_Do this:_ Reproduce the records below exactly, leaving out any pictures.

_Material for this task:_
__________________________________________________
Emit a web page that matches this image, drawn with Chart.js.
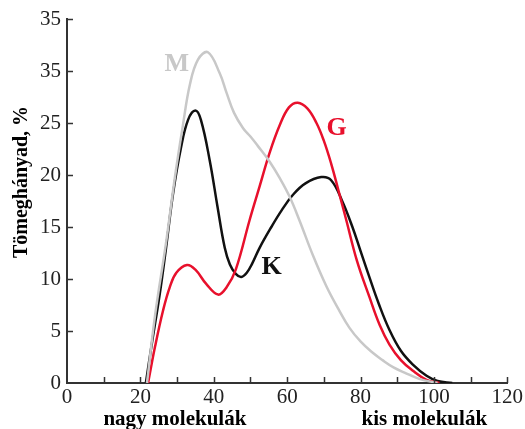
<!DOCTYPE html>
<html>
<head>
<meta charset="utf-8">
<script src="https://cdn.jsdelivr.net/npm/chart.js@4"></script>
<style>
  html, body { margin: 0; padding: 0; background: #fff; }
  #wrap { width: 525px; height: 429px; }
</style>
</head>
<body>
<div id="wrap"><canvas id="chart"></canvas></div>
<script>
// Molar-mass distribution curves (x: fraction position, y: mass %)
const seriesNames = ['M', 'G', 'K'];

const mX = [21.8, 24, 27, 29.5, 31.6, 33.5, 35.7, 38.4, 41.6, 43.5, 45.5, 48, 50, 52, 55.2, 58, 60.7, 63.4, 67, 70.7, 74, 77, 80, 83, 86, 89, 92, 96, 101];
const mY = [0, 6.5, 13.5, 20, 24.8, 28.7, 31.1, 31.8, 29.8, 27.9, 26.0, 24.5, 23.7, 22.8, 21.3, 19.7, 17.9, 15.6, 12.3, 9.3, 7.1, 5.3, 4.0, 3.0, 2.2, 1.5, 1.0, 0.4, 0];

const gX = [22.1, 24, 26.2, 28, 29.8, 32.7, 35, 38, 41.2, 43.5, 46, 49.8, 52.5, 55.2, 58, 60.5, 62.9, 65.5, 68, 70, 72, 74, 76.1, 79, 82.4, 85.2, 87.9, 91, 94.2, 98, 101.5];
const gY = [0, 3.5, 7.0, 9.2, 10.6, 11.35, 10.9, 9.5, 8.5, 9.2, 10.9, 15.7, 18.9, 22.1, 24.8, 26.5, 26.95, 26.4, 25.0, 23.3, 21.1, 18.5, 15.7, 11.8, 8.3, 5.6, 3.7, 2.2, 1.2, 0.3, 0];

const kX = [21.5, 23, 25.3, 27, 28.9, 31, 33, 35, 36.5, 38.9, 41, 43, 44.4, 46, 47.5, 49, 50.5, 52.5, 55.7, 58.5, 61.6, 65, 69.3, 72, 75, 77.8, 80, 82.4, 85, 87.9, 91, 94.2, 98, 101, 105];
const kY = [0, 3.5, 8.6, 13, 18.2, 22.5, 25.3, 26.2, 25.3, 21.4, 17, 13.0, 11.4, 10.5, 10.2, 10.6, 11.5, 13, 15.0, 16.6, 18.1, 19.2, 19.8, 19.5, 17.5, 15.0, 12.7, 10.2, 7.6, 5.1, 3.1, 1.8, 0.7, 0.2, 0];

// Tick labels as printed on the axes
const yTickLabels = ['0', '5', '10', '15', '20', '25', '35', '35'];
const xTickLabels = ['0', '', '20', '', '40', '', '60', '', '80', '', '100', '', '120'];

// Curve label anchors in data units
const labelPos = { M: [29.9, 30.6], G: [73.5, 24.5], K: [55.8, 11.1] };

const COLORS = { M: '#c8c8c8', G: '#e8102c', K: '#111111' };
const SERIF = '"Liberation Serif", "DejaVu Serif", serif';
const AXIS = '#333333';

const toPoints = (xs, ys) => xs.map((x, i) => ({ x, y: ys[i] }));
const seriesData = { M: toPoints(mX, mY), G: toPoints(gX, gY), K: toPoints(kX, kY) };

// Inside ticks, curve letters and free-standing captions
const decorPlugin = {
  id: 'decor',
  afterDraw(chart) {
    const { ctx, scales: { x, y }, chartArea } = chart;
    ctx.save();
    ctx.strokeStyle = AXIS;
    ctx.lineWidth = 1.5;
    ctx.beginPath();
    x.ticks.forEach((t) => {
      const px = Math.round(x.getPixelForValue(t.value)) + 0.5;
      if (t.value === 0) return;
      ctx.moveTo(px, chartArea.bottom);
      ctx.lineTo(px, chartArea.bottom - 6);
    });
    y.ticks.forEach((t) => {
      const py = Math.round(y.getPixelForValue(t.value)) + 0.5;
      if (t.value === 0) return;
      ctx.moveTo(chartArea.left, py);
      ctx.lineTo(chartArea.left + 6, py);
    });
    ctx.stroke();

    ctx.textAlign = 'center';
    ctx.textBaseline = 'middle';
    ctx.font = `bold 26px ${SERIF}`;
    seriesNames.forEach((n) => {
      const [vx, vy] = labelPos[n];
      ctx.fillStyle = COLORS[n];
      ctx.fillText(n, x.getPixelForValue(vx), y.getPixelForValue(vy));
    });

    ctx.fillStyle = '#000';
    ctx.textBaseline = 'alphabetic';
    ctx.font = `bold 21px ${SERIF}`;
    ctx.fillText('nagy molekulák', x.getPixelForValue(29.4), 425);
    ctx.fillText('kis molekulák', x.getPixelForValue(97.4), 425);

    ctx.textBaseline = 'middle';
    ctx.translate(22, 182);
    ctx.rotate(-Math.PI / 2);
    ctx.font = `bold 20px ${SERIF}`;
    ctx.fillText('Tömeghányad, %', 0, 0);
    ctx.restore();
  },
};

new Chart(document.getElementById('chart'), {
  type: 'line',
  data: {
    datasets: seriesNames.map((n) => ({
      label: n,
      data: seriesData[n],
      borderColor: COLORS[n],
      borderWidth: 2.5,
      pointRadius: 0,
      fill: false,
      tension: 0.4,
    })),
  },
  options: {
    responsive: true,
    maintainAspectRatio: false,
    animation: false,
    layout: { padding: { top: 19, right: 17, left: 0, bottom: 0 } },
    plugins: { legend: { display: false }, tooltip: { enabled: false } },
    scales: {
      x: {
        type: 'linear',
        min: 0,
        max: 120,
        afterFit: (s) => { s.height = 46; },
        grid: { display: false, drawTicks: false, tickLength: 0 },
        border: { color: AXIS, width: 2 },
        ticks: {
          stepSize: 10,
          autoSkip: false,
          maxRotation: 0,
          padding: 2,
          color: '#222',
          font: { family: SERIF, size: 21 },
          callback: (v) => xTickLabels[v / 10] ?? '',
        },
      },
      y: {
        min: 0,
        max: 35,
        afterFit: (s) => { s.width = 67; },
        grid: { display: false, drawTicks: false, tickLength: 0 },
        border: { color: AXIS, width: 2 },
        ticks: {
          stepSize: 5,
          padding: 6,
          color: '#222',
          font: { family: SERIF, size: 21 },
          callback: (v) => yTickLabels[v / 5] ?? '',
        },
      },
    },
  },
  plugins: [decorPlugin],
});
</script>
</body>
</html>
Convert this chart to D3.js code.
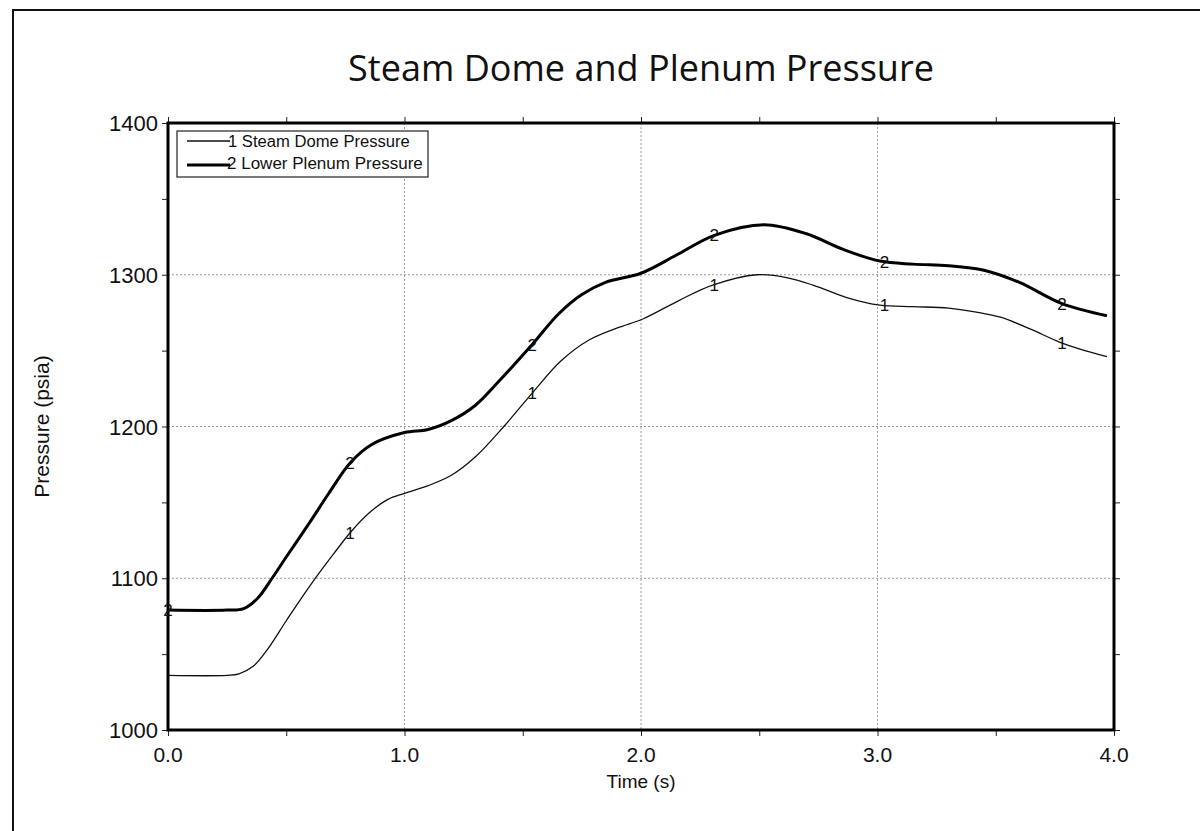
__________________________________________________
_Written solution:_
Emit a web page that matches this image, drawn with Chart.js.
<!DOCTYPE html>
<html>
<head>
<meta charset="utf-8">
<script src="https://cdn.jsdelivr.net/npm/chart.js@4"></script>
<style>
  html, body { margin: 0; padding: 0; background: #fff; }
  #wrap { width: 525px; height: 429px; }
</style>
</head>
<body>
<div id="wrap"><canvas id="chart"></canvas></div>
<script>
// Molar-mass distribution curves (x: fraction position, y: mass %)
const seriesNames = ['M', 'G', 'K'];

const mX = [21.8, 24, 27, 29.5, 31.6, 33.5, 35.7, 38.4, 41.6, 43.5, 45.5, 48, 50, 52, 55.2, 58, 60.7, 63.4, 67, 70.7, 74, 77, 80, 83, 86, 89, 92, 96, 101];
const mY = [0, 6.5, 13.5, 20, 24.8, 28.7, 31.1, 31.8, 29.8, 27.9, 26.0, 24.5, 23.7, 22.8, 21.3, 19.7, 17.9, 15.6, 12.3, 9.3, 7.1, 5.3, 4.0, 3.0, 2.2, 1.5, 1.0, 0.4, 0];

const gX = [22.1, 24, 26.2, 28, 29.8, 32.7, 35, 38, 41.2, 43.5, 46, 49.8, 52.5, 55.2, 58, 60.5, 62.9, 65.5, 68, 70, 72, 74, 76.1, 79, 82.4, 85.2, 87.9, 91, 94.2, 98, 101.5];
const gY = [0, 3.5, 7.0, 9.2, 10.6, 11.35, 10.9, 9.5, 8.5, 9.2, 10.9, 15.7, 18.9, 22.1, 24.8, 26.5, 26.95, 26.4, 25.0, 23.3, 21.1, 18.5, 15.7, 11.8, 8.3, 5.6, 3.7, 2.2, 1.2, 0.3, 0];

const kX = [21.5, 23, 25.3, 27, 28.9, 31, 33, 35, 36.5, 38.9, 41, 43, 44.4, 46, 47.5, 49, 50.5, 52.5, 55.7, 58.5, 61.6, 65, 69.3, 72, 75, 77.8, 80, 82.4, 85, 87.9, 91, 94.2, 98, 101, 105];
const kY = [0, 3.5, 8.6, 13, 18.2, 22.5, 25.3, 26.2, 25.3, 21.4, 17, 13.0, 11.4, 10.5, 10.2, 10.6, 11.5, 13, 15.0, 16.6, 18.1, 19.2, 19.8, 19.5, 17.5, 15.0, 12.7, 10.2, 7.6, 5.1, 3.1, 1.8, 0.7, 0.2, 0];

// Tick labels as printed on the axes
const yTickLabels = ['0', '5', '10', '15', '20', '25', '35', '35'];
const xTickLabels = ['0', '', '20', '', '40', '', '60', '', '80', '', '100', '', '120'];

// Curve label anchors in data units
const labelPos = { M: [29.9, 30.6], G: [73.5, 24.5], K: [55.8, 11.1] };

const COLORS = { M: '#c8c8c8', G: '#e8102c', K: '#111111' };
const SERIF = '"Liberation Serif", "DejaVu Serif", serif';
const AXIS = '#333333';

const toPoints = (xs, ys) => xs.map((x, i) => ({ x, y: ys[i] }));
const seriesData = { M: toPoints(mX, mY), G: toPoints(gX, gY), K: toPoints(kX, kY) };

// Inside ticks, curve letters and free-standing captions
const decorPlugin = {
  id: 'decor',
  afterDraw(chart) {
    const { ctx, scales: { x, y }, chartArea } = chart;
    ctx.save();
    ctx.strokeStyle = AXIS;
    ctx.lineWidth = 1.5;
    ctx.beginPath();
    x.ticks.forEach((t) => {
      const px = Math.round(x.getPixelForValue(t.value)) + 0.5;
      if (t.value === 0) return;
      ctx.moveTo(px, chartArea.bottom);
      ctx.lineTo(px, chartArea.bottom - 6);
    });
    y.ticks.forEach((t) => {
      const py = Math.round(y.getPixelForValue(t.value)) + 0.5;
      if (t.value === 0) return;
      ctx.moveTo(chartArea.left, py);
      ctx.lineTo(chartArea.left + 6, py);
    });
    ctx.stroke();

    ctx.textAlign = 'center';
    ctx.textBaseline = 'middle';
    ctx.font = `bold 26px ${SERIF}`;
    seriesNames.forEach((n) => {
      const [vx, vy] = labelPos[n];
      ctx.fillStyle = COLORS[n];
      ctx.fillText(n, x.getPixelForValue(vx), y.getPixelForValue(vy));
    });

    ctx.fillStyle = '#000';
    ctx.textBaseline = 'alphabetic';
    ctx.font = `bold 21px ${SERIF}`;
    ctx.fillText('nagy molekulák', x.getPixelForValue(29.4), 425);
    ctx.fillText('kis molekulák', x.getPixelForValue(97.4), 425);

    ctx.textBaseline = 'middle';
    ctx.translate(22, 182);
    ctx.rotate(-Math.PI / 2);
    ctx.font = `bold 20px ${SERIF}`;
    ctx.fillText('Tömeghányad, %', 0, 0);
    ctx.restore();
  },
};

new Chart(document.getElementById('chart'), {
  type: 'line',
  data: {
    datasets: seriesNames.map((n) => ({
      label: n,
      data: seriesData[n],
      borderColor: COLORS[n],
      borderWidth: 2.5,
      pointRadius: 0,
      fill: false,
      tension: 0.4,
    })),
  },
  options: {
    responsive: true,
    maintainAspectRatio: false,
    animation: false,
    layout: { padding: { top: 19, right: 17, left: 0, bottom: 0 } },
    plugins: { legend: { display: false }, tooltip: { enabled: false } },
    scales: {
      x: {
        type: 'linear',
        min: 0,
        max: 120,
        afterFit: (s) => { s.height = 46; },
        grid: { display: false, drawTicks: false, tickLength: 0 },
        border: { color: AXIS, width: 2 },
        ticks: {
          stepSize: 10,
          autoSkip: false,
          maxRotation: 0,
          padding: 2,
          color: '#222',
          font: { family: SERIF, size: 21 },
          callback: (v) => xTickLabels[v / 10] ?? '',
        },
      },
      y: {
        min: 0,
        max: 35,
        afterFit: (s) => { s.width = 67; },
        grid: { display: false, drawTicks: false, tickLength: 0 },
        border: { color: AXIS, width: 2 },
        ticks: {
          stepSize: 5,
          padding: 6,
          color: '#222',
          font: { family: SERIF, size: 21 },
          callback: (v) => yTickLabels[v / 5] ?? '',
        },
      },
    },
  },
  plugins: [decorPlugin],
});
</script>
</body>
</html>
Convert this chart to D3.js code.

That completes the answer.